<<<<

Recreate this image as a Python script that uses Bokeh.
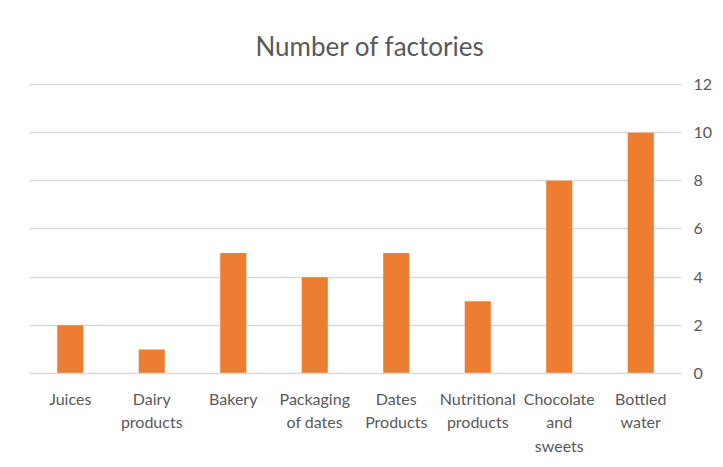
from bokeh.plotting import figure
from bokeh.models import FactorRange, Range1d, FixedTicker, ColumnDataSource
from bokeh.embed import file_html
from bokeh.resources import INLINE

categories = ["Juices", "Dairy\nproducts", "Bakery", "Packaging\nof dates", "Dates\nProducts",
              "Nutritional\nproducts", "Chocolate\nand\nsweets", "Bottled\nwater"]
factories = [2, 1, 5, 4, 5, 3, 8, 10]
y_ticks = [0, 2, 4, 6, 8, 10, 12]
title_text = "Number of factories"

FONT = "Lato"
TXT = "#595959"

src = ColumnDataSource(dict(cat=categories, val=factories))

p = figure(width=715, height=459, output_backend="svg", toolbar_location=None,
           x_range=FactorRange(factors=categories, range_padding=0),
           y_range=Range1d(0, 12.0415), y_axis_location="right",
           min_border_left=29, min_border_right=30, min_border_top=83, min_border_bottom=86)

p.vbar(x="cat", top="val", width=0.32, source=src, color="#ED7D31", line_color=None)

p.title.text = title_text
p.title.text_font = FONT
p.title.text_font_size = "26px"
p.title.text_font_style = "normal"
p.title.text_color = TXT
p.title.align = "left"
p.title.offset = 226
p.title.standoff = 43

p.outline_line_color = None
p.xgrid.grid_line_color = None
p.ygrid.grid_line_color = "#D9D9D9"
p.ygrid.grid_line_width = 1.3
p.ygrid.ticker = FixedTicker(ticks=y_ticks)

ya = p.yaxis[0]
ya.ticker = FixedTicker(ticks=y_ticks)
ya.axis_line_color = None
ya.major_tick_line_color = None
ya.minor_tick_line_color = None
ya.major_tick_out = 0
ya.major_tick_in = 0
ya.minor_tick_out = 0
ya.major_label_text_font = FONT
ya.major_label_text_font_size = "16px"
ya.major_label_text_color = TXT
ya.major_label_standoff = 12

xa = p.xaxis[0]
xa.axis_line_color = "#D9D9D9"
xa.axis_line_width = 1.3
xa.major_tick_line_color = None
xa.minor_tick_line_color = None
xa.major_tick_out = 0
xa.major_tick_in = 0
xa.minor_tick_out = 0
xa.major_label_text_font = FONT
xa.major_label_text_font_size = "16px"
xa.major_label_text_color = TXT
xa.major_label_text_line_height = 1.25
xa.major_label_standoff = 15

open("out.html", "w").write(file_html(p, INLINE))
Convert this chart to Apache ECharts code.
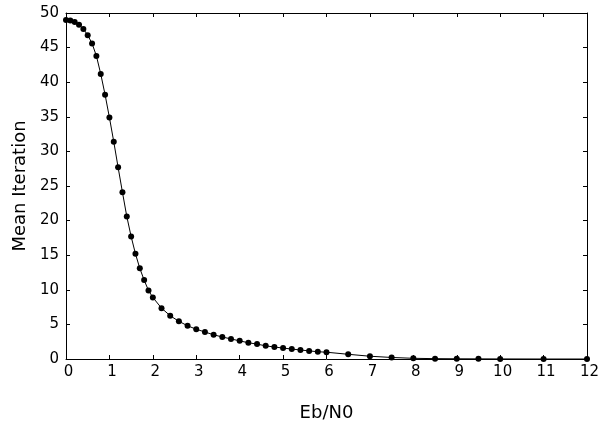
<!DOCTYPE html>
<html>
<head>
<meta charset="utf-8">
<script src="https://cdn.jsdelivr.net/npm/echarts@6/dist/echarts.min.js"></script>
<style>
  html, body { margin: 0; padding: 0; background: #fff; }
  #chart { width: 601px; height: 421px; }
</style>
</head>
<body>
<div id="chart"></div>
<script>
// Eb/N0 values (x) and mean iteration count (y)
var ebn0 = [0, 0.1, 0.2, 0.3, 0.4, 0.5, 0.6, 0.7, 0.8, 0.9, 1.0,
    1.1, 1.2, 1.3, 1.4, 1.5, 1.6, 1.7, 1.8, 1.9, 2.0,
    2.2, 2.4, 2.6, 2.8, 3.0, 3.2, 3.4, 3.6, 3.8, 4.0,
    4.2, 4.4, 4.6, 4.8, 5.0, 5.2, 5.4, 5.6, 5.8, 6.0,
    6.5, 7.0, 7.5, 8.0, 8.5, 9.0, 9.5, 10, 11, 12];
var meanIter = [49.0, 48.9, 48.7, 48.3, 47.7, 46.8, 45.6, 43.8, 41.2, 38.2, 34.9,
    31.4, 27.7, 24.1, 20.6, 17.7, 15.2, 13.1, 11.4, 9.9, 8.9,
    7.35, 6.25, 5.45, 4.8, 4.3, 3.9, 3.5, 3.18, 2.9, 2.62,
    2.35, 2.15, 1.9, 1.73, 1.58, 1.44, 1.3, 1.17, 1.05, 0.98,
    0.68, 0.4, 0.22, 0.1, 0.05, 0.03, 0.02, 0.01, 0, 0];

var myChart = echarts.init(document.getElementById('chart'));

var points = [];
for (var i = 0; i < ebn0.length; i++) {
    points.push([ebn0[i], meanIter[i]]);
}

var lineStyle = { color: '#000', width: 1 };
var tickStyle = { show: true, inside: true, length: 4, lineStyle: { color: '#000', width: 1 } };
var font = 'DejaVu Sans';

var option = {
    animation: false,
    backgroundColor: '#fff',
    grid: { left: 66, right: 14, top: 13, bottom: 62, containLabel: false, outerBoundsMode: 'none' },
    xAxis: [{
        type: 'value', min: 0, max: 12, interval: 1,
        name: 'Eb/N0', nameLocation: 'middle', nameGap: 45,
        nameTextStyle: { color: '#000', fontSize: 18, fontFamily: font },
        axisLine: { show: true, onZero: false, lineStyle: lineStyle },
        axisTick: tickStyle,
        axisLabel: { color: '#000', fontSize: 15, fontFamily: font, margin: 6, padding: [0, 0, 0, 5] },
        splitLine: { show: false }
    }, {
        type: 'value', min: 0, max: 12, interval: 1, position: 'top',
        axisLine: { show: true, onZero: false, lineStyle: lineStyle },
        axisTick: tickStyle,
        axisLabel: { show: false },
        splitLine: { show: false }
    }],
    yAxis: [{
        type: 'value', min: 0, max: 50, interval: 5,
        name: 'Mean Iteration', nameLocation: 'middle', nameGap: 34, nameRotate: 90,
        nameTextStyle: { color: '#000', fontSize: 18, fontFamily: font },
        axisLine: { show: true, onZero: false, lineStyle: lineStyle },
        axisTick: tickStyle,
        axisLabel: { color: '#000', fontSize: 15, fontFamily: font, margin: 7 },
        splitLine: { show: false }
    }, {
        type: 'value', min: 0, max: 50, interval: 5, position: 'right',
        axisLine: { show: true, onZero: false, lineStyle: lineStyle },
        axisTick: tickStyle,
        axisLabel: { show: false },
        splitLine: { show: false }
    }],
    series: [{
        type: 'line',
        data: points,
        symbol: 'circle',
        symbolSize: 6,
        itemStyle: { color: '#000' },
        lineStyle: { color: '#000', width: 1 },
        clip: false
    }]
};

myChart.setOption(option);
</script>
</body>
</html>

>>>>

■ SET TASK: Copy nothing past the line containing "ya.major_label_standoff = 12": reproduce every line from the start of the records up to it, skipping pictures.

■ RESPONSE FOR THIS EXERCISE:
Recreate this image as a Python script that uses Bokeh.
from bokeh.plotting import figure
from bokeh.models import FactorRange, Range1d, FixedTicker, ColumnDataSource
from bokeh.embed import file_html
from bokeh.resources import INLINE

categories = ["Juices", "Dairy\nproducts", "Bakery", "Packaging\nof dates", "Dates\nProducts",
              "Nutritional\nproducts", "Chocolate\nand\nsweets", "Bottled\nwater"]
factories = [2, 1, 5, 4, 5, 3, 8, 10]
y_ticks = [0, 2, 4, 6, 8, 10, 12]
title_text = "Number of factories"

FONT = "Lato"
TXT = "#595959"

src = ColumnDataSource(dict(cat=categories, val=factories))

p = figure(width=715, height=459, output_backend="svg", toolbar_location=None,
           x_range=FactorRange(factors=categories, range_padding=0),
           y_range=Range1d(0, 12.0415), y_axis_location="right",
           min_border_left=29, min_border_right=30, min_border_top=83, min_border_bottom=86)

p.vbar(x="cat", top="val", width=0.32, source=src, color="#ED7D31", line_color=None)

p.title.text = title_text
p.title.text_font = FONT
p.title.text_font_size = "26px"
p.title.text_font_style = "normal"
p.title.text_color = TXT
p.title.align = "left"
p.title.offset = 226
p.title.standoff = 43

p.outline_line_color = None
p.xgrid.grid_line_color = None
p.ygrid.grid_line_color = "#D9D9D9"
p.ygrid.grid_line_width = 1.3
p.ygrid.ticker = FixedTicker(ticks=y_ticks)

ya = p.yaxis[0]
ya.ticker = FixedTicker(ticks=y_ticks)
ya.axis_line_color = None
ya.major_tick_line_color = None
ya.minor_tick_line_color = None
ya.major_tick_out = 0
ya.major_tick_in = 0
ya.minor_tick_out = 0
ya.major_label_text_font = FONT
ya.major_label_text_font_size = "16px"
ya.major_label_text_color = TXT
ya.major_label_standoff = 12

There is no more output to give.